Kandungan lemak trans yang tinggi juga ditemukan pada bahan-bahan yang banyak digunakan untuk membuat kue dan roti seperti mentega putih (shortening) serta campuran margarin dan mentega (baik produk impor maupun dalam negeri).
“Satu dari empat (25 persen) sampel makanan panggang memiliki kandungan lemak trans yang tinggi. Kandungan lemak trans tertinggi ditemukan pada campuran margarin dan mentega (produk impor), yaitu 22,68 g ALT, atau 10 kali lebih tinggi dibandingkan rekomendasi ambang WHO,’ bebernya.
Perlu eliminasi lemak trans
Dina menilai lemak trans perlu dieliminasi karena meningkatkan risiko serangan jantung dan
kematian dari penyakit jantung koroner. Penyakit ini setidaknya telah menyebabkan 500.000 kematian setiap tahun di seluruh dunia.
Dia menyebut sebenarnya Indonesia sudah punya dasar hukum untuk membatasi lemak trans dan melarang PHO, sebagaimana tertuang di dalam PP 28 Tahun 2025. Pasal 194 (1) dalam PP tersebut berbunyi: “Dalam rangka pengendalian konsumsi gula, garam, dan lemak, Pemerintah Pusat menentukan batas maksimal kandungan gula, garam, dan lemak dalam pangan olahan, termasuk pangan olahan siap saji.”

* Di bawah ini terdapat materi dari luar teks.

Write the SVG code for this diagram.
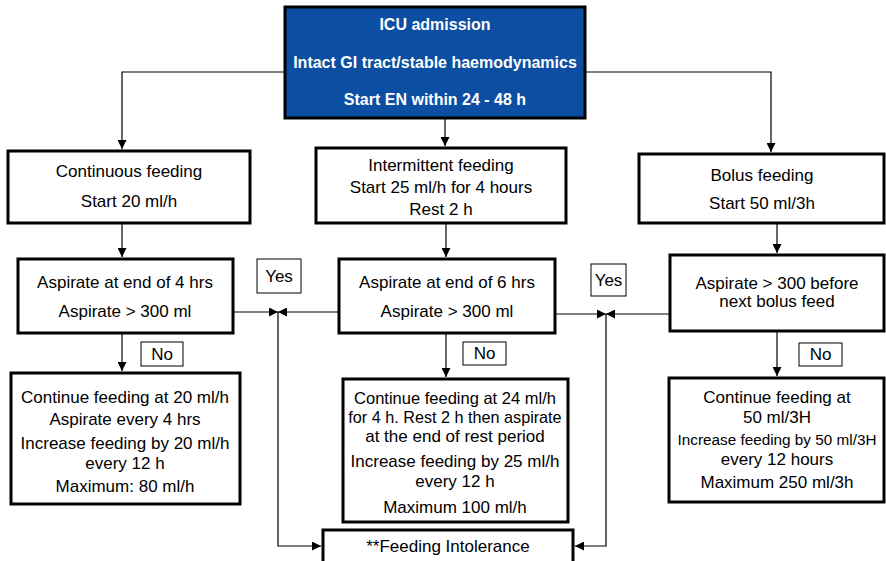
<svg xmlns="http://www.w3.org/2000/svg" width="886" height="561" viewBox="0 0 886 561">
<style>
.box{fill:#fff;stroke:#000;stroke-width:3}
.top{fill:#0b4ea2;stroke:#000;stroke-width:3}
.lab{fill:#fff;stroke:#000;stroke-width:1}
.t{font-family:"Liberation Sans",Arial,sans-serif;font-size:17px;fill:#000;text-anchor:middle}
.tb{font-family:"Liberation Sans",Arial,sans-serif;font-size:16px;font-weight:bold;fill:#fff;text-anchor:middle}
.c{fill:none;stroke:#000;stroke-width:1.2}
</style>
<defs>
<marker id="ah" viewBox="0 0 10 10" refX="10" refY="5" markerWidth="9" markerHeight="9" markerUnits="userSpaceOnUse" orient="auto"><path d="M0,0 L10,5 L0,10 z" fill="#000"/></marker>
</defs>
<rect width="886" height="561" fill="#fff"/>
<g id="connectors">
<path class="c" d="M285,72 H122 V149" marker-end="url(#ah)"/>
<path class="c" d="M445,118 V146" marker-end="url(#ah)"/>
<path class="c" d="M585,72 H771 V152" marker-end="url(#ah)"/>
<path class="c" d="M122,223 V257" marker-end="url(#ah)"/>
<path class="c" d="M446,223 V257" marker-end="url(#ah)"/>
<path class="c" d="M777,223 V253" marker-end="url(#ah)"/>
<path class="c" d="M233,312 H278" marker-end="url(#ah)"/>
<path class="c" d="M339,312 H278" marker-end="url(#ah)"/>
<path class="c" d="M278,312 V546 H321" marker-end="url(#ah)"/>
<path class="c" d="M555,314 H606" marker-end="url(#ah)"/>
<path class="c" d="M670,314 H606" marker-end="url(#ah)"/>
<path class="c" d="M606,314 V546 H575" marker-end="url(#ah)"/>
<path class="c" d="M122,333 V371" marker-end="url(#ah)"/>
<path class="c" d="M446,333 V377" marker-end="url(#ah)"/>
<path class="c" d="M777,331 V376" marker-end="url(#ah)"/>
</g>
<g id="icu">
<rect class="top" x="285" y="7" width="300" height="111"/>
<text class="tb" x="435" y="30">ICU admission</text>
<text class="tb" x="435" y="68">Intact GI tract/stable haemodynamics</text>
<text class="tb" x="435" y="105">Start EN within 24 - 48 h</text>
</g>
<g id="continuous">
<rect class="box" x="8" y="151" width="242" height="72"/>
<text class="t" x="129" y="177">Continuous feeding</text>
<text class="t" x="129" y="207">Start 20 ml/h</text>
</g>
<g id="intermittent">
<rect class="box" x="316" y="148" width="250" height="75"/>
<text class="t" x="441" y="171">Intermittent feeding</text>
<text class="t" x="441" y="193">Start 25 ml/h for 4 hours</text>
<text class="t" x="441" y="215">Rest 2 h</text>
</g>
<g id="bolus">
<rect class="box" x="639" y="154" width="245" height="69"/>
<text class="t" x="762" y="181">Bolus feeding</text>
<text class="t" x="762" y="209">Start 50 ml/3h</text>
</g>
<g id="asp1">
<rect class="box" x="18" y="259" width="215" height="74"/>
<text class="t" x="125" y="288">Aspirate at end of 4 hrs</text>
<text class="t" x="125" y="317">Aspirate &gt; 300 ml</text>
</g>
<g id="asp2">
<rect class="box" x="339" y="259" width="216" height="74"/>
<text class="t" x="447" y="288">Aspirate at end of 6 hrs</text>
<text class="t" x="447" y="317">Aspirate &gt; 300 ml</text>
</g>
<g id="asp3">
<rect class="box" x="670" y="255" width="214" height="76"/>
<text class="t" x="777" y="289">Aspirate &gt; 300 before</text>
<text class="t" x="777" y="307">next bolus feed</text>
</g>
<g id="yes1">
<rect class="lab" x="257" y="259" width="44" height="34"/>
<text class="t" x="279" y="282">Yes</text>
</g>
<g id="yes2">
<rect class="lab" x="591" y="264" width="35" height="32"/>
<text class="t" x="608.5" y="286">Yes</text>
</g>
<g id="no1">
<rect class="lab" x="141" y="342" width="42" height="24"/>
<text class="t" x="162" y="360">No</text>
</g>
<g id="no2">
<rect class="lab" x="463" y="342" width="43" height="23"/>
<text class="t" x="484.5" y="359">No</text>
</g>
<g id="no3">
<rect class="lab" x="799" y="343" width="43" height="23"/>
<text class="t" x="820.5" y="360">No</text>
</g>
<g id="cont1">
<rect class="box" x="11" y="373" width="229" height="131"/>
<text class="t" x="125" y="403">Continue feeding at 20 ml/h</text>
<text class="t" x="125" y="425">Aspirate every 4 hrs</text>
<text class="t" x="125" y="449">Increase feeding by 20 ml/h</text>
<text class="t" x="125" y="469">every 12 h</text>
<text class="t" x="125" y="492">Maximum: 80 ml/h</text>
</g>
<g id="cont2">
<rect class="box" x="343" y="379" width="225" height="143"/>
<text class="t" x="455" y="404" style="font-size:16.5px">Continue feeding at 24 ml/h</text>
<text class="t" x="455" y="423" style="font-size:16.2px">for 4 h. Rest 2 h then aspirate</text>
<text class="t" x="455" y="442">at the end of rest period</text>
<text class="t" x="455" y="467">Increase feeding by 25 ml/h</text>
<text class="t" x="455" y="487">every 12 h</text>
<text class="t" x="455" y="513">Maximum 100 ml/h</text>
</g>
<g id="cont3">
<rect class="box" x="669" y="378" width="215" height="124"/>
<text class="t" x="777" y="403">Continue feeding at</text>
<text class="t" x="777" y="423">50 ml/3H</text>
<text class="t" x="777" y="445" style="font-size:15.3px">Increase feeding by 50 ml/3H</text>
<text class="t" x="777" y="465">every 12 hours</text>
<text class="t" x="777" y="488">Maximum 250 ml/3h</text>
</g>
<g id="intolerance">
<rect class="box" x="323" y="530" width="250" height="40"/>
<text class="t" x="448" y="552">**Feeding Intolerance</text>
</g>
</svg>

Namun, tanpa adanya peraturan turunan mengenai eliminasi lemak trans, menurutnya, Indonesia menghadapi risiko masuknya produk produk impor yang mengandung lemak trans tinggi sehubungan dengan para produsen yang menyasar pasar-pasar yang masih mengizinkan produk tersebut.
Keputusan Ka BPOM 70/2025 tentang Perubahan Kategori Pangan & Perubahan Bahan Baku yang Berasal dari Tanaman dan Hewan jo PerBPOM No.34 Tahun 2019 tentang Kategori Pangan juga sebenarnya mengatur terkait lemak trans. BPOM menetapkan karakteristik dasar kadar asam lemak trans 0 persen pada kategori pangan minyak goreng dan minyak goreng padat.
Kemudian, Peraturan BPOM No.24 Tahun 2020 tentang Pengawasan Pangan Olahan untuk Keperluan Gizi Khusus (PKGK) juga melarang penggunaan lemak terhidrogenasi parsial (PHO) dan membatasi kadar lemak trans pada beberapa jenis pangan olahan untuk keperluan gizi khusus.
Misalnya, pangan olahan untuk keperluan gizi khusus, seperti untuk formula bayi, maka kandungan lemak trans tidak boleh lebih dari 3 persen dari total lemak.
Namun, Dina menilai peraturan yang ada belum sesuai dengan rekomendasi best practice. Persyaratan lemak trans 0% baru terbatas pada minyak goreng, minyak goreng padat, serta pangan untuk gizi khusus. Menurutnya, perlu diperluas ke semua jenis pangan.
“Peraturan yang ada belum dapat melindungi seluruh populasi dari konsumsi lemak trans,” ujarnya.
Menurutnya, Indonesia perlu membuat peraturan eliminasi lemak trans dengan membatasi kandungan lemak trans 2 persen dari kandungan lemak total di segala produk makanan atau melarang produksi, penggunaan, penjualan, dan impor minyak yang terhidrogenasi sebagian (PHO).